MY JOURNEY
I was born in Milwaukee, Wisconsin, in December l926. During summers I worked as a farmhand, factory worker, Alaska salmon fisherman, and carpenter. I studied electronics when I was inducted into the Navy and later attended the University of Wisconsin, and then the University of Colorado, where I received a B.S. in Architectural Engineering. I had been lured into architecture by the work of Frank Lloyd Wright, but during a trip to Chicago I was taken by the powerful simplicity and beauty of some buildings by Mies van der Rohe. I went to study with him and city planner Ludwig Hilberseimer at the Illinois Institute of Technology.
After receiving a Masters degree, I spent a year in Europe visiting architectural masterpieces, savoring European life, and working in the architecture office of the University of Munich, and the city planning office of Frankfurt. While there, I was invited to attend one of the last meetings of the Congrès International d'Architecture Moderne, which was composed of important renegade architects from 1928 up to 1959. While there, I joined a group that Le Corbusier guided through his famous Marseille apartment building. I very much wanted to make the world a better, more beautiful place, adapted to the needs of modern society, and prepared myself for that. On returning to the United States I went to work in architectural offices in Milwaukee and Chicago.
While in Chicago, I read Harrison Brown’s The Challenge of Man’s Future. It described the dangers of excessive population growth, food and mineral shortages, and over consumption that threatened our future. It gave me a lot to think about. Having a good imagination, I could see the massive misery people would someday face if we did not resolve these problems. I was moved. I was designing and working on exciting buildings in the Chicago architectural firm which was leading the way for all glass metallic curtain wall designs for commercial buildings. The book was unsettling - everything I was doing was environmentally wrong!

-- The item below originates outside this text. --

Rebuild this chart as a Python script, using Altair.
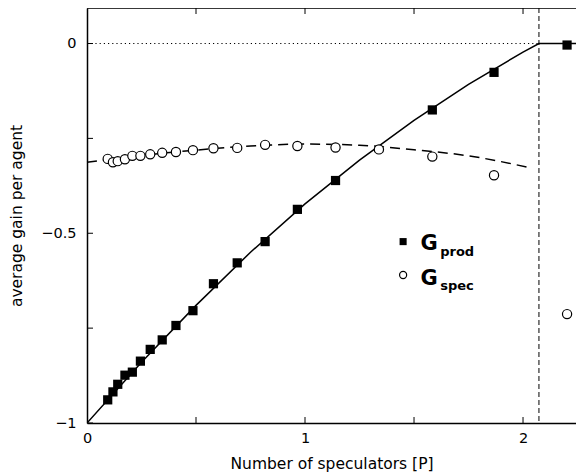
import altair as alt
import pandas as pd

# ---- data ----
prod_x = [0.095, 0.119, 0.141, 0.174, 0.208, 0.245, 0.290, 0.345, 0.408, 0.486,
          0.580, 0.689, 0.817, 0.965, 1.140, 1.584, 1.867, 2.202]
prod_y = [-0.939, -0.918, -0.898, -0.874, -0.866, -0.837, -0.806, -0.781, -0.743, -0.704,
          -0.633, -0.578, -0.522, -0.437, -0.361, -0.175, -0.076, -0.004]

spec_x = [0.095, 0.119, 0.141, 0.174, 0.208, 0.245, 0.290, 0.345, 0.408, 0.486,
          0.580, 0.689, 0.817, 0.965, 1.140, 1.339, 1.584, 1.867, 2.202]
spec_y = [-0.304, -0.313, -0.310, -0.305, -0.296, -0.296, -0.292, -0.288, -0.286, -0.281,
          -0.276, -0.275, -0.267, -0.270, -0.274, -0.279, -0.298, -0.347, -0.713]

prod_theory_x = [0, 0.25, 0.5, 0.75, 1.0, 1.25, 1.5, 1.75, 2.0, 2.073, 2.3]
prod_theory_y = [-1, -0.84, -0.69, -0.55, -0.4225, -0.3075, -0.2025, -0.1075, -0.0225, 0, 0]

spec_theory_x = [0, 0.25, 0.5, 0.75, 1.0, 1.25, 1.5, 1.75, 2.03]
spec_theory_y = [-0.313, -0.295, -0.281, -0.270, -0.265, -0.268, -0.280, -0.296, -0.327]

critical_x = [2.073]
y_tick_values = [-1, -0.75, -0.5, -0.25, 0]
x_tick_values = [0.5, 1, 1.5, 2]
x_label_values = [0, 1, 2]
y_label_values = [-1, -0.5, 0]

# ---- layout ----
W, H = 489, 415
XMAX, YMIN, YMAX = 2.243, -1.0, 0.0936
FONT = "DejaVu Sans"

xs = alt.Scale(domain=[0, XMAX], nice=False, zero=False)
ys = alt.Scale(domain=[YMIN, YMAX], nice=False, zero=False)

XA = alt.Axis(values=x_label_values, format="~g", tickSize=0, grid=False,
              domainColor="black", domainWidth=1.5, labelPadding=8, labelFlush=False,
              labelFont=FONT, labelFontSize=14.5, labelColor="black",
              title="Number of speculators [P]", titleFont=FONT,
              titleFontSize=15.5, titleFontWeight="normal", titleColor="black",
              titlePadding=12)
YA = alt.Axis(values=y_label_values, format="~g", tickSize=0, grid=False,
              domainColor="black", domainWidth=1.5, labelPadding=11, labelFlush=False,
              labelFont=FONT, labelFontSize=14.5, labelColor="black",
              title="average gain per agent", titleFont=FONT,
              titleFontSize=15.5, titleFontWeight="normal", titleColor="black",
              titlePadding=16)


def X(f="x"):
    return alt.X(f"{f}:Q", scale=xs, axis=XA)


def Y(f="y"):
    return alt.Y(f"{f}:Q", scale=ys, axis=YA)


prod_df = pd.DataFrame({"x": prod_x, "y": prod_y})
spec_df = pd.DataFrame({"x": spec_x, "y": spec_y})
pt_df = pd.DataFrame({"x": prod_theory_x, "y": prod_theory_y})
st_df = pd.DataFrame({"x": spec_theory_x, "y": spec_theory_y})

squares = alt.Chart(prod_df).mark_point(shape="square", filled=True, color="black",
                                        size=85, opacity=1).encode(x=X(), y=Y())

circles = alt.Chart(spec_df).mark_point(shape="circle", filled=False, color="black",
                                        fill="white", fillOpacity=1, size=85,
                                        strokeWidth=1.2, opacity=1).encode(x=X(), y=Y())

prod_line = alt.Chart(pt_df).mark_line(color="black", strokeWidth=1.5, clip=True).encode(
    x=X(), y=Y())
spec_line = alt.Chart(st_df).mark_line(color="black", strokeWidth=1.5, strokeDash=[10, 6],
                                       interpolate="monotone").encode(x=X(), y=Y())

vline = alt.Chart(pd.DataFrame({"x": critical_x})).mark_rule(
    color="black", strokeWidth=1, strokeDash=[5, 3]).encode(x=X())

zero_df = pd.DataFrame({"x": [0], "x2": critical_x, "y": [0]})
hline = alt.Chart(zero_df).mark_rule(color="black", strokeWidth=1, strokeDash=[1.2, 3]).encode(
    x=X(), x2="x2:Q", y=Y())

ytk = alt.Chart(pd.DataFrame({"y": y_tick_values})).mark_rule(color="black", strokeWidth=1).encode(
    y=Y(), x=alt.value(0), x2=alt.value(6))
xtk_b = alt.Chart(pd.DataFrame({"x": x_tick_values})).mark_rule(color="black", strokeWidth=1).encode(
    x=X(), y=alt.value(H), y2=alt.value(H - 6))
xtk_t = alt.Chart(pd.DataFrame({"x": x_tick_values})).mark_rule(color="black", strokeWidth=1).encode(
    x=X(), y=alt.value(0), y2=alt.value(6))
top_border = alt.Chart(pd.DataFrame({"a": [0]})).mark_rule(color="black", strokeWidth=1.5).encode(
    x=alt.value(0), x2=alt.value(W), y=alt.value(0))

# legend
leg_sq = alt.Chart(pd.DataFrame({"x": [1.450], "y": [-0.522]})).mark_point(
    shape="square", filled=True, color="black", size=50, opacity=1).encode(x=X(), y=Y())
leg_ci = alt.Chart(pd.DataFrame({"x": [1.450], "y": [-0.610]})).mark_point(
    shape="circle", filled=False, color="black", size=50, strokeWidth=1.2, opacity=1).encode(x=X(), y=Y())
leg_G = alt.Chart(pd.DataFrame({"x": [1.530, 1.530], "y": [-0.544, -0.636], "t": ["G", "G"]})).mark_text(
    align="left", baseline="alphabetic", font=FONT, fontWeight="bold", fontSize=21, color="black").encode(
    x=X(), y=Y(), text="t:N")
leg_sub = alt.Chart(pd.DataFrame({"x": [1.620, 1.620], "y": [-0.561, -0.649], "t": ["prod", "spec"]})).mark_text(
    align="left", baseline="alphabetic", font=FONT, fontWeight="bold", fontSize=13, color="black").encode(
    x=X(), y=Y(), text="t:N")

chart = alt.layer(
    squares, hline, vline, prod_line, spec_line, circles, ytk, xtk_b, xtk_t, top_border,
    leg_sq, leg_ci, leg_G, leg_sub
).properties(
    width=W, height=H,
    padding={"left": 79, "top": 0, "right": 0, "bottom": 50},
    autosize=alt.AutoSizeParams(type="none"),
).configure_view(stroke=None).configure(background="white")

chart.save("out.html", embed_options={"renderer": "svg", "actions": False})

I changed direction, became a committed environmental architect-planner, and married a German Opera singer. During this period, and after, I spent time teaching at five institutions of higher learning, including one in China and one in India. At the University of Michigan I developed a system for directing urban expansion away from sprawl into chains of compact, pedestrian oriented new towns connected by transportation belts. By looking at the basic question of what a city is, we can design better places to live and greatly reduce vehicle traffic, while conserving land and energy. This project led to my being hired as the master planner for an environmentally sound, socially integrated community of 80,000 to be built outside of Cincinnati. When this project had to be abandoned , I tried, without success, to develop several small eco-communities outside of Cincinnati, then with success, to develop, design, and build eco-friendly, condominiums on small empty parcels of land in central Cincinnati.

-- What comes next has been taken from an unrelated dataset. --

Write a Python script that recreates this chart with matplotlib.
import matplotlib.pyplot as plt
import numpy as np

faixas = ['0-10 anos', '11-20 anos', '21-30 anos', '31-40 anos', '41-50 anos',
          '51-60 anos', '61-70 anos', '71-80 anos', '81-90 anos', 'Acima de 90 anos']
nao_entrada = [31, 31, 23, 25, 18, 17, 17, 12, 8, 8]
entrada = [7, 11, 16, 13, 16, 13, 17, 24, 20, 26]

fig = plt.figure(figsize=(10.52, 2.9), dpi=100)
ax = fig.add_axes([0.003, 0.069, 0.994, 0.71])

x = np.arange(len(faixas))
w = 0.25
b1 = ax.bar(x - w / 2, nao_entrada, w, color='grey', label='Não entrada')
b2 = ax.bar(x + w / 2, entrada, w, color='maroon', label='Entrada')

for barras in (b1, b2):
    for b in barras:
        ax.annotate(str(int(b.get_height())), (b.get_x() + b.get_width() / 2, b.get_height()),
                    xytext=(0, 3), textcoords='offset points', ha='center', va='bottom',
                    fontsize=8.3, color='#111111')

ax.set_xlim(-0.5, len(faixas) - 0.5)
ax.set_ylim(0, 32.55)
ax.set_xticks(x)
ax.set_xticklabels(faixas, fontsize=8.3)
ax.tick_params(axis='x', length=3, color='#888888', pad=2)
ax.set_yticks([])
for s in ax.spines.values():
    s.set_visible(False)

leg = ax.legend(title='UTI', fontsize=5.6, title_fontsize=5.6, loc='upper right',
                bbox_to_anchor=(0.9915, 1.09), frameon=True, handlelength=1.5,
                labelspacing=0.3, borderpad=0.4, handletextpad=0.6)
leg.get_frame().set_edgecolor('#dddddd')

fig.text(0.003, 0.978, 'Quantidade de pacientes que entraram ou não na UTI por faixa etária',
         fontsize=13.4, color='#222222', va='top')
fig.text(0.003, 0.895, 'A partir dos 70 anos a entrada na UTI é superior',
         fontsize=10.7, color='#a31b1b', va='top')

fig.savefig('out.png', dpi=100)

When Ronald Reagan became president, and the Arab oil boycott was call off, public interest in conservation evaporated. As I recognized that my efforts, and those of others seemed to be heading toward a dead end, a question kept haunting me: “When we see that our future is seriously threatened and we know what we can do about it, why don’t we act?” Starting around 1990, I gathered all the information I could regarding this problem, and I set my mind to work on it. At that time, I had been doing considerable reading about the human brain, mind, society, governments, and politics, and saw some answers there. Thinking about this led to another abrupt change in my career. I turned to writing. After failing to obtain production funding for a television documentary, “Invisible Walls,” addressing this problem, after years of hard work, in 1998 Invisible Walls: Why we Ignore the Damage We Inflict on the Planet ... and Ourselves came out as a book . Since then I have focused my time researching and producing books and articles related to this problem of irrational inaction.
For some time I had been bothered that an important innovative idea for a new academic discipline to be called “Survival Research,” developed by a political scientist friend, John H. Herz, had been largely ignored. I mailed about 50 copies of his paper to people I thought should know about it. This resulted in my being asked to edit a special issue of a journal, World Futures, devoted to this subject. Then in 2006 it came out as a book, Global Survival: The Challenge and Its Implications for Thinking and Acting, edited by Ervin Laszlo and myself. A number of forward looking thinkers contributed chapters demonstrating how many different disciplines can contribute to resolving our environmental problems.
One thing that I enjoy is thinking backward and forward in time and looking at where we’ve been and were we’re going. I soon realized that facts don’t move people like a good story can. As a kid I loved to tell stories, so I blended my interests and created the world we now seem to be headed for. I described this world by means of a novel, : 2045: A Story of Our Future, published in 2009.